WORK TO BE COMPLETED –
Return the material word for word. Do not include the pictures.
___
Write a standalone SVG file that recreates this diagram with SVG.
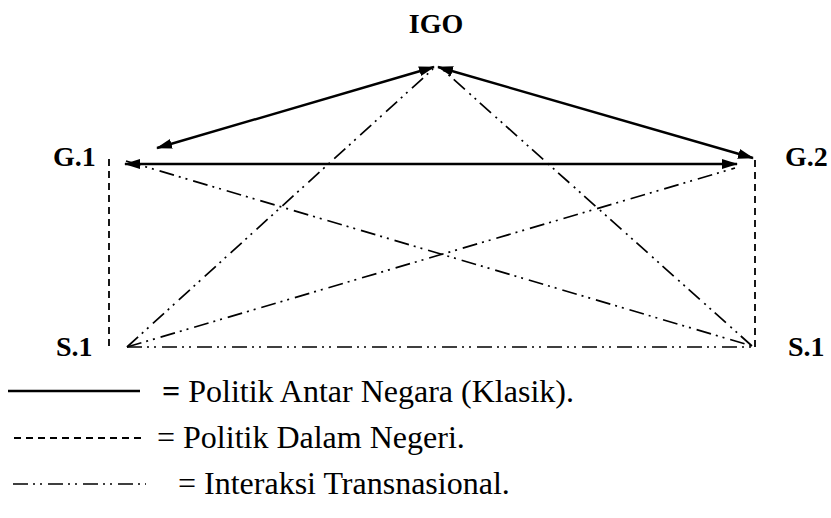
<svg xmlns="http://www.w3.org/2000/svg" width="831" height="518" viewBox="0 0 831 518">
  <style>
    text { font-family: 'Liberation Serif', 'Times New Roman', serif; fill: #000; }
    .lbl { font-weight: bold; font-size: 28px; }
    .leg { font-size: 32px; }
    .solid { stroke: #000; stroke-width: 2.4; fill: none; }
    .dash { stroke: #000; stroke-width: 1.8; fill: none; stroke-dasharray: 7 5; }
    .ddot { stroke: #000; stroke-width: 1.7; fill: none; stroke-dasharray: 15 5 2 5 2 6; }
  </style>
  <defs>
    <marker id="arr" viewBox="0 0 16 10" refX="15" refY="5" markerWidth="16" markerHeight="10" markerUnits="userSpaceOnUse" orient="auto-start-reverse">
      <path d="M0,0 L16,5 L0,10 z" fill="#000"/>
    </marker>
  </defs>

  <g id="node-IGO"><text class="lbl" x="436" y="33" text-anchor="middle">IGO</text></g>
  <g id="node-G1"><text class="lbl" x="53" y="166">G.1</text></g>
  <g id="node-G2"><text class="lbl" x="785" y="166">G.2</text></g>
  <g id="node-S1-left"><text class="lbl" x="56" y="356">S.1</text></g>
  <g id="node-S1-right"><text class="lbl" x="788" y="356">S.1</text></g>

  <g id="connectors">
    <line class="solid" x1="157" y1="148" x2="434" y2="67" marker-start="url(#arr)" marker-end="url(#arr)"/>
    <line class="solid" x1="438" y1="67" x2="753" y2="158" marker-start="url(#arr)" marker-end="url(#arr)"/>
    <line class="solid" x1="125" y1="164" x2="737" y2="164" marker-start="url(#arr)" marker-end="url(#arr)"/>
    <line class="dash" x1="109" y1="159" x2="109" y2="347"/>
    <line class="dash" x1="755" y1="160" x2="755" y2="347"/>
    <line class="ddot" x1="127" y1="347" x2="433" y2="69"/>
    <line class="ddot" x1="752" y1="346" x2="442" y2="69"/>
    <line class="ddot" x1="126" y1="161" x2="752" y2="346"/>
    <line class="ddot" x1="127" y1="347" x2="735" y2="168"/>
    <line class="ddot" x1="127" y1="347" x2="755" y2="347"/>
  </g>

  <g id="legend">
    <line class="solid" x1="8" y1="391" x2="140" y2="391" stroke-width="2"/>
    <text class="leg" x="162" y="402"><tspan font-weight="bold">=</tspan> Politik Antar Negara (Klasik).</text>
    <line class="dash" x1="14" y1="438" x2="146" y2="438"/>
    <text class="leg" x="157" y="448">= Politik Dalam Negeri.</text>
    <line class="ddot" x1="13" y1="484" x2="146" y2="484" stroke-dasharray="13 6 2 6 2 7"/>
    <text class="leg" x="178" y="494">= Interaksi Transnasional.</text>
  </g>
</svg>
___
RESPONSE TO THIS TASK –
Write a standalone SVG file that recreates this diagram with SVG.
<svg xmlns="http://www.w3.org/2000/svg" width="831" height="518" viewBox="0 0 831 518">
  <style>
    text { font-family: 'Liberation Serif', 'Times New Roman', serif; fill: #000; }
    .lbl { font-weight: bold; font-size: 28px; }
    .leg { font-size: 32px; }
    .solid { stroke: #000; stroke-width: 2.4; fill: none; }
    .dash { stroke: #000; stroke-width: 1.8; fill: none; stroke-dasharray: 7 5; }
    .ddot { stroke: #000; stroke-width: 1.7; fill: none; stroke-dasharray: 15 5 2 5 2 6; }
  </style>
  <defs>
    <marker id="arr" viewBox="0 0 16 10" refX="15" refY="5" markerWidth="16" markerHeight="10" markerUnits="userSpaceOnUse" orient="auto-start-reverse">
      <path d="M0,0 L16,5 L0,10 z" fill="#000"/>
    </marker>
  </defs>

  <g id="node-IGO"><text class="lbl" x="436" y="33" text-anchor="middle">IGO</text></g>
  <g id="node-G1"><text class="lbl" x="53" y="166">G.1</text></g>
  <g id="node-G2"><text class="lbl" x="785" y="166">G.2</text></g>
  <g id="node-S1-left"><text class="lbl" x="56" y="356">S.1</text></g>
  <g id="node-S1-right"><text class="lbl" x="788" y="356">S.1</text></g>

  <g id="connectors">
    <line class="solid" x1="157" y1="148" x2="434" y2="67" marker-start="url(#arr)" marker-end="url(#arr)"/>
    <line class="solid" x1="438" y1="67" x2="753" y2="158" marker-start="url(#arr)" marker-end="url(#arr)"/>
    <line class="solid" x1="125" y1="164" x2="737" y2="164" marker-start="url(#arr)" marker-end="url(#arr)"/>
    <line class="dash" x1="109" y1="159" x2="109" y2="347"/>
    <line class="dash" x1="755" y1="160" x2="755" y2="347"/>
    <line class="ddot" x1="127" y1="347" x2="433" y2="69"/>
    <line class="ddot" x1="752" y1="346" x2="442" y2="69"/>
    <line class="ddot" x1="126" y1="161" x2="752" y2="346"/>
    <line class="ddot" x1="127" y1="347" x2="735" y2="168"/>
    <line class="ddot" x1="127" y1="347" x2="755" y2="347"/>
  </g>

  <g id="legend">
    <line class="solid" x1="8" y1="391" x2="140" y2="391" stroke-width="2"/>
    <text class="leg" x="162" y="402"><tspan font-weight="bold">=</tspan> Politik Antar Negara (Klasik).</text>
    <line class="dash" x1="14" y1="438" x2="146" y2="438"/>
    <text class="leg" x="157" y="448">= Politik Dalam Negeri.</text>
    <line class="ddot" x1="13" y1="484" x2="146" y2="484" stroke-dasharray="13 6 2 6 2 7"/>
    <text class="leg" x="178" y="494">= Interaksi Transnasional.</text>
  </g>
</svg>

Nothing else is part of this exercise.